Dono dei Borbone è invece il magnifico tronetto per l’esposizione del Sacramento per le Sante Quarantore: la ‘corona regale’ chiude in alto un drappeggio in argento che fa da quinta ad un insieme neoclassico di colonne ed angeli – cariatidi, tutte in argento massiccio e dedicate da Ferdinando II nel 1838.

Il calice con custodia e patena in oro, pagato l’esorbitante cifra di 3000 ducati, fu donato dal Papa Pio IX nel 1849 per ringraziare San Gennaro e la città di Napoli che lo aveva ospitato durante i moti mazziniani di Roma.

Ultimo omaggio regale, nel tempo, è quello che ricorda la visita, il 5 novembre del 1931, di Umberto di Savoia, Principe ereditario del Regno D’Italia, residente in quegli anni nel Palazzo Reale di Napoli: è una bellissima pisside (Calice con coperchio per conservare le ostie dopo la preparazione o dopo la comunione liturgica che risiede di solito nel tabernacolo – ndr) in argento dorato, opera del famoso orafo di Torre del Greco, Domenico Ascione e che, proprio perché proveniente dalla patria stessa del corallo lavorato, è costellata di cammei e di decorazioni colorate in malachite.

Il percorso museale è stato anche arricchito in seguito, dall’annessione della Sacrestia della Real Cappella del Tesoro di San Gennaro, un vero e proprio gioiello universale dell’arte, ricca di stucchi colorati, di marmi policromi e di affreschi seicenteschi e settecenteschi. Qui, infatti, è possibile ammirare l’affresco del Farelli, raffigurante l’Immacolata e che dà anche il nome alla prima sacrestia nella quale è conservato un meraviglioso olio su rame di Massimo Stanzione, raffigurante il “Miracolo dell’Ossessa”: questo grande dipinto originariamente era destinato alla Cappella del Tesoro di San Gennaro dopo la morte del Domenichino, ma poi successivamente fu sistemato, alla metà dell’800, sull’altarino inferiore di questa bellissima sacrestia, che espone anche una “natività” in legno di fine ‘600, un quadro del Pacecco De Rosa raffigurante San Gennaro appunto con l’Immacolata Concezione sullo sfondo paesaggistico del mare e del Vesuvio di Napoli ed una singolare portantina in legno del 1767, dono del Duca de Costanzo e che era utilizzata nella processione del primo sabato di maggio per trasportare la Statua di San Gennaro in caso di pioggia.
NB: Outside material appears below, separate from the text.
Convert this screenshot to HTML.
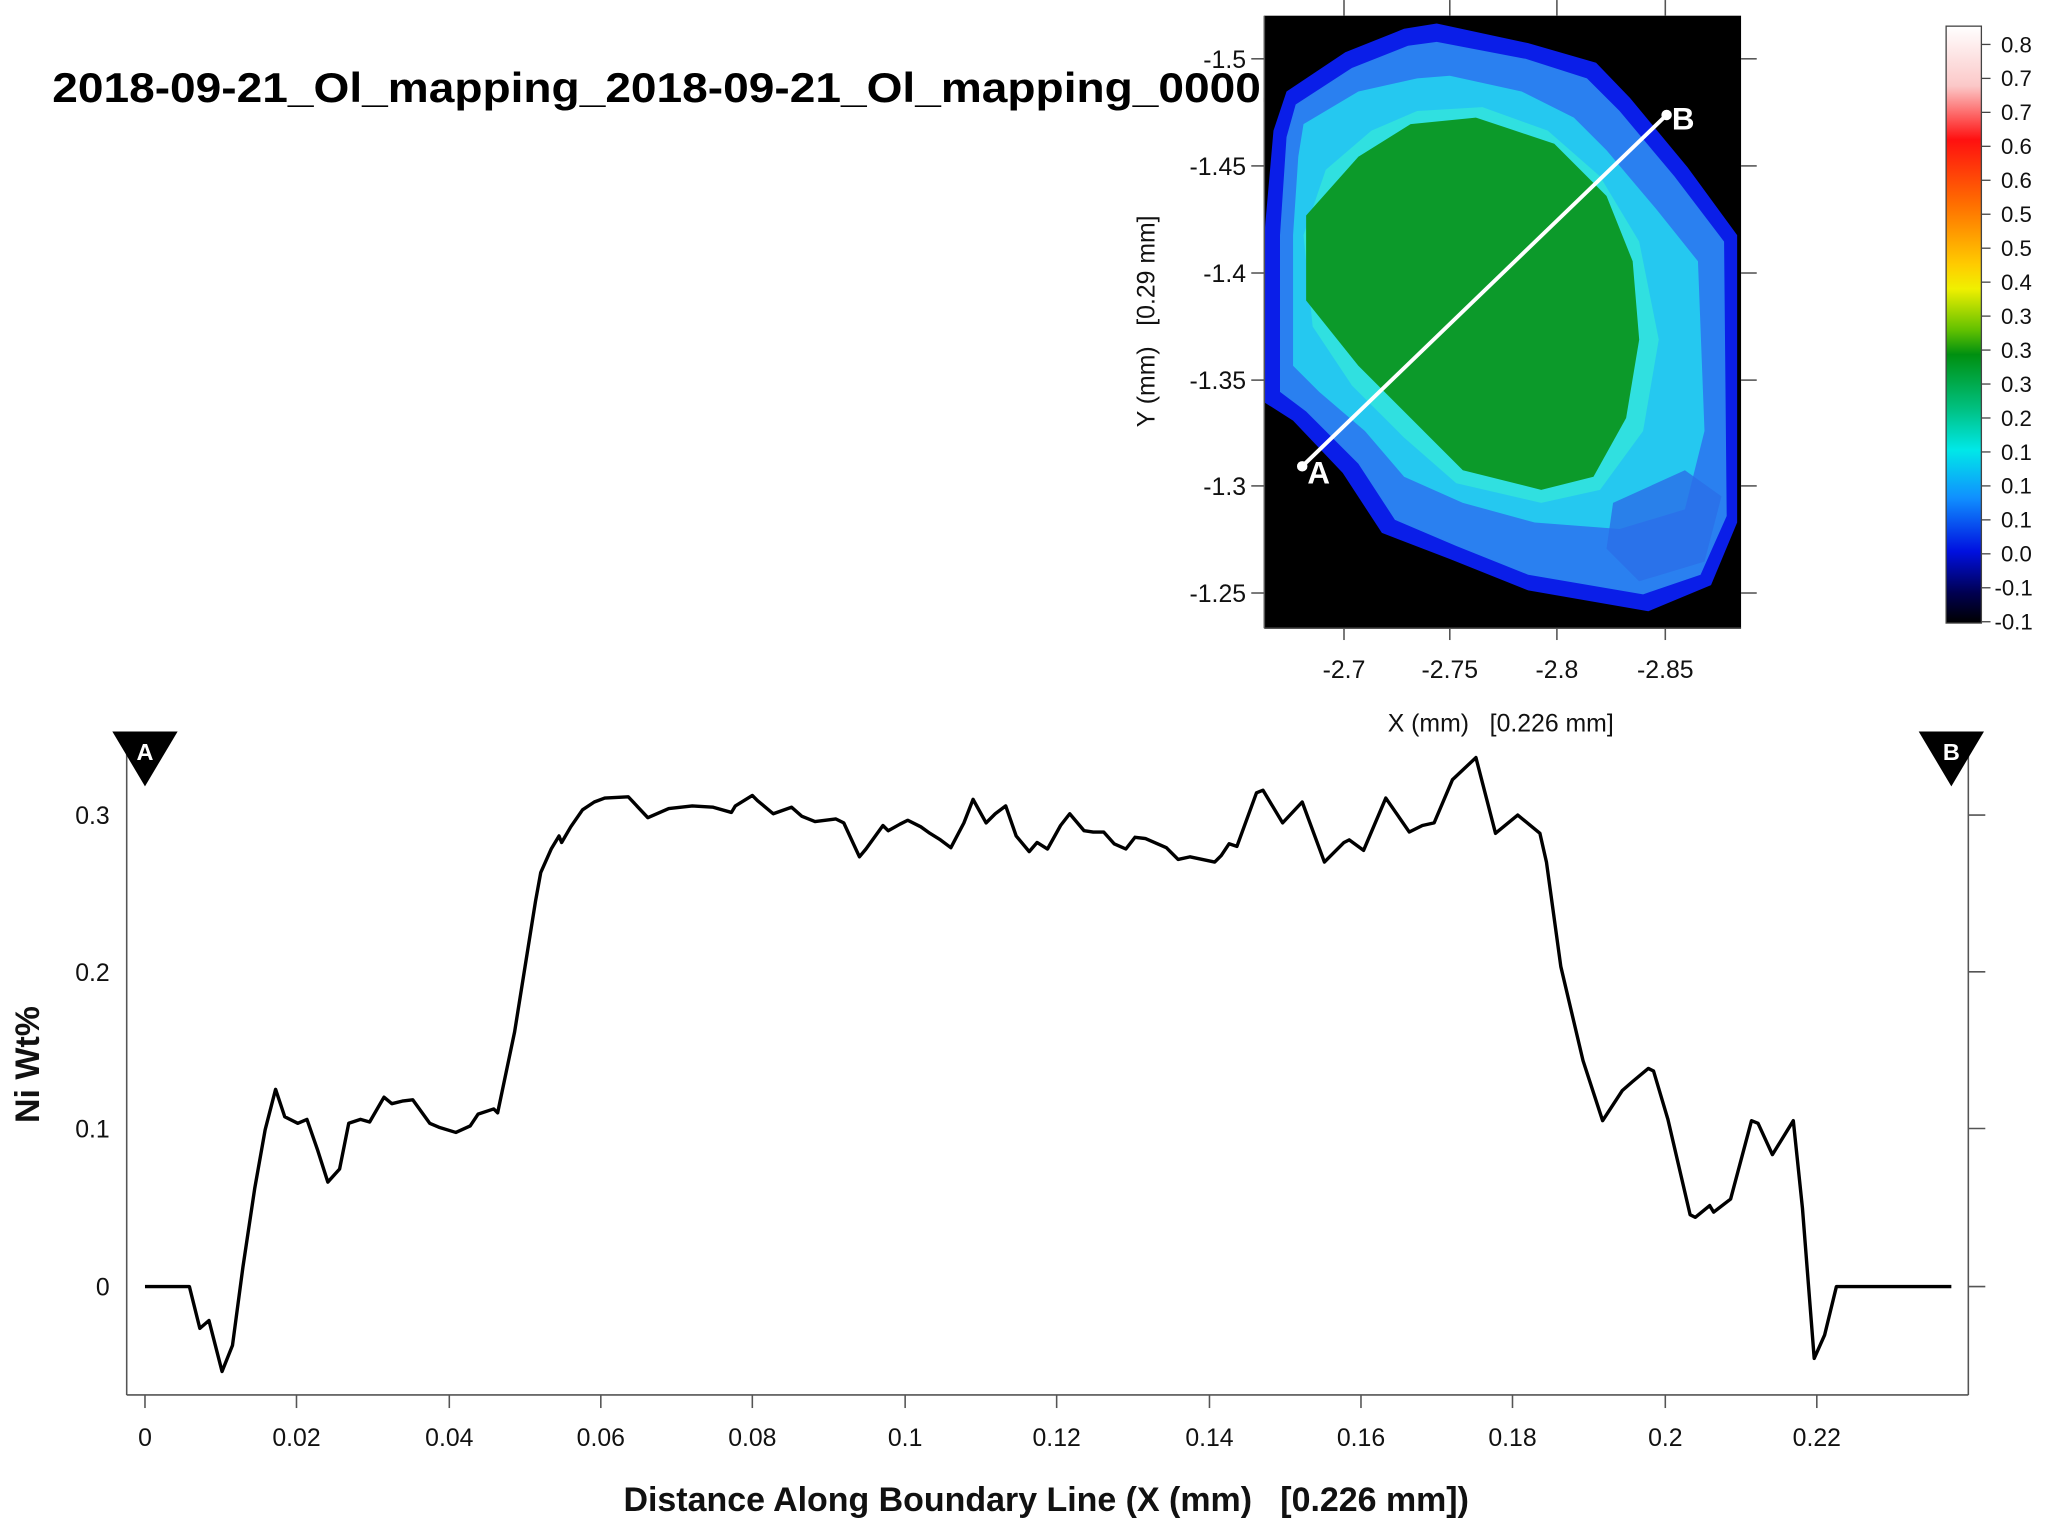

E’ tutta foderata in effetti, da drappi d’oro e seta a fiori naturali, tre cristalli ai fianchi e ci offre un prezioso affresco di Giuseppe e Gennaro Rossi ed un lavabo in marmo del Fanzago, mentre la Sacrestia principale ci parla di Luca Giordano con al centro del soffitto uno splendido affresco da lui stesso firmato nonché quattro dipinti del pittore napoletano, posti alla cima della madia in legno del ‘600.